Begin with the first line below and retype each line exactly through the line containing "var arrowTip = [258, 260, 522];". Any pictures are to be left out.

— Start of MATERIAL PROVIDED —

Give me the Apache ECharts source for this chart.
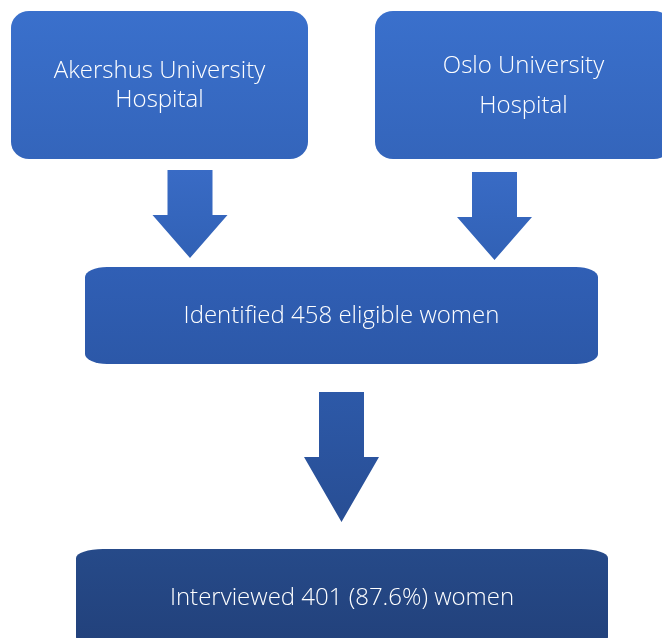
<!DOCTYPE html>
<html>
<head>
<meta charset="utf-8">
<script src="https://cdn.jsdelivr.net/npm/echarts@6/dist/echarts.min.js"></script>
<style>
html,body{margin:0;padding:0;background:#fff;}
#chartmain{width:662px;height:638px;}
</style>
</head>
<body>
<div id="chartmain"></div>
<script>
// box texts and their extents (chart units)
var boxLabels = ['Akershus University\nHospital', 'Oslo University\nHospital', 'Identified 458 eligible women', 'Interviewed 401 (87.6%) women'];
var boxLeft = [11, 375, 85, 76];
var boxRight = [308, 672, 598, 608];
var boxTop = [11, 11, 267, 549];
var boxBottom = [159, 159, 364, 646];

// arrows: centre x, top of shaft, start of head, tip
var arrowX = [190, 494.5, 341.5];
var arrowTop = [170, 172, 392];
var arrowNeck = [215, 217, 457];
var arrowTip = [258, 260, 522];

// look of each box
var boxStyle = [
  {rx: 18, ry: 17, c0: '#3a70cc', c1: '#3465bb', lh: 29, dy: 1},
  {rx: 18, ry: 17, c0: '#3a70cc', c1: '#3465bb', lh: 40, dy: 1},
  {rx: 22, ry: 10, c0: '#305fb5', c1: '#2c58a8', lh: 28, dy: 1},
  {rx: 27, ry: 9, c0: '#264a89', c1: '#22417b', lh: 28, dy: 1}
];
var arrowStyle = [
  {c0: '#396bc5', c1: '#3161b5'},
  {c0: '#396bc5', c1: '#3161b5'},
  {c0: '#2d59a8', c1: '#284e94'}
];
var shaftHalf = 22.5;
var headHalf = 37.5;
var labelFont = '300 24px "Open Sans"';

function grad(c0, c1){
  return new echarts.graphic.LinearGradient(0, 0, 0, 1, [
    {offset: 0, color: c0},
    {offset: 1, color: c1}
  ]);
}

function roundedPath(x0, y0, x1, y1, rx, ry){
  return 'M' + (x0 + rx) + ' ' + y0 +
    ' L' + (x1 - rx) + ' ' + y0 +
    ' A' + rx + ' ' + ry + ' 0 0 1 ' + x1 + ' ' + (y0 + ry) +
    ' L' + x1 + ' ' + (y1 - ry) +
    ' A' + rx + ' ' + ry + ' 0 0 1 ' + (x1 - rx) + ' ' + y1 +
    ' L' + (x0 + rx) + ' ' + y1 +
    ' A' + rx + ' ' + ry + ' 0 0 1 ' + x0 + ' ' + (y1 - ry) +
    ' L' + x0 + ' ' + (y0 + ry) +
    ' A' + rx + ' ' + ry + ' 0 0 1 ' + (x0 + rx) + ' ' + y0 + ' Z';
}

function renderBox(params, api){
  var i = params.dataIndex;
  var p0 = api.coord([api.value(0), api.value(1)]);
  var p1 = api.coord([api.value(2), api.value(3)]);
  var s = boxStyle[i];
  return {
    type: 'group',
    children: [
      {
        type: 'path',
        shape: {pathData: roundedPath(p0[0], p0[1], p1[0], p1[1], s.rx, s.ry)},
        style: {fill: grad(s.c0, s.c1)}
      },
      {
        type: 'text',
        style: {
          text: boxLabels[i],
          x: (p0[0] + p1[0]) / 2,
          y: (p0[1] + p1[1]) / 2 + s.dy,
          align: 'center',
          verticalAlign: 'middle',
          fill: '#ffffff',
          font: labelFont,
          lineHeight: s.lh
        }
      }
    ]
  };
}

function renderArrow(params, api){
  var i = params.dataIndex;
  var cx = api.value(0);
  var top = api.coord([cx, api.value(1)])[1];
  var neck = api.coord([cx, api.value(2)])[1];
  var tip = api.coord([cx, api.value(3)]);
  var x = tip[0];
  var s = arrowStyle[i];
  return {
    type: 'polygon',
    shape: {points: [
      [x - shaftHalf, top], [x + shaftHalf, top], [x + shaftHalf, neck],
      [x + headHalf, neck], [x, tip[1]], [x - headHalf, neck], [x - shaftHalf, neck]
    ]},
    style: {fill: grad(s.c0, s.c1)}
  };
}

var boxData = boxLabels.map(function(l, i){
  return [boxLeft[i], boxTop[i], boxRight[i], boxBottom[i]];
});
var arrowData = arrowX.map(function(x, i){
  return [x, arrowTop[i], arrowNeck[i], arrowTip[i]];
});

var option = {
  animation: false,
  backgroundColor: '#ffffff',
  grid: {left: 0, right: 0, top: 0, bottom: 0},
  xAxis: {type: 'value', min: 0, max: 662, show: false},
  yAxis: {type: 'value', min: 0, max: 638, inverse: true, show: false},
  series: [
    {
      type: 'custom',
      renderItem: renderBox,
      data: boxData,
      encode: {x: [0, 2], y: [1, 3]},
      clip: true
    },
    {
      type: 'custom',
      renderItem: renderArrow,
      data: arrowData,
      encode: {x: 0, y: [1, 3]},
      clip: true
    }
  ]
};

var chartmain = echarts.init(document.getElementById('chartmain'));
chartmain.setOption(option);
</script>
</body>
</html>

— End of MATERIAL PROVIDED —

## [EXERCISE OUTPUT]
Give me the Apache ECharts source for this chart.
<!DOCTYPE html>
<html>
<head>
<meta charset="utf-8">
<script src="https://cdn.jsdelivr.net/npm/echarts@6/dist/echarts.min.js"></script>
<style>
html,body{margin:0;padding:0;background:#fff;}
#chartmain{width:662px;height:638px;}
</style>
</head>
<body>
<div id="chartmain"></div>
<script>
// box texts and their extents (chart units)
var boxLabels = ['Akershus University\nHospital', 'Oslo University\nHospital', 'Identified 458 eligible women', 'Interviewed 401 (87.6%) women'];
var boxLeft = [11, 375, 85, 76];
var boxRight = [308, 672, 598, 608];
var boxTop = [11, 11, 267, 549];
var boxBottom = [159, 159, 364, 646];

// arrows: centre x, top of shaft, start of head, tip
var arrowX = [190, 494.5, 341.5];
var arrowTop = [170, 172, 392];
var arrowNeck = [215, 217, 457];
var arrowTip = [258, 260, 522];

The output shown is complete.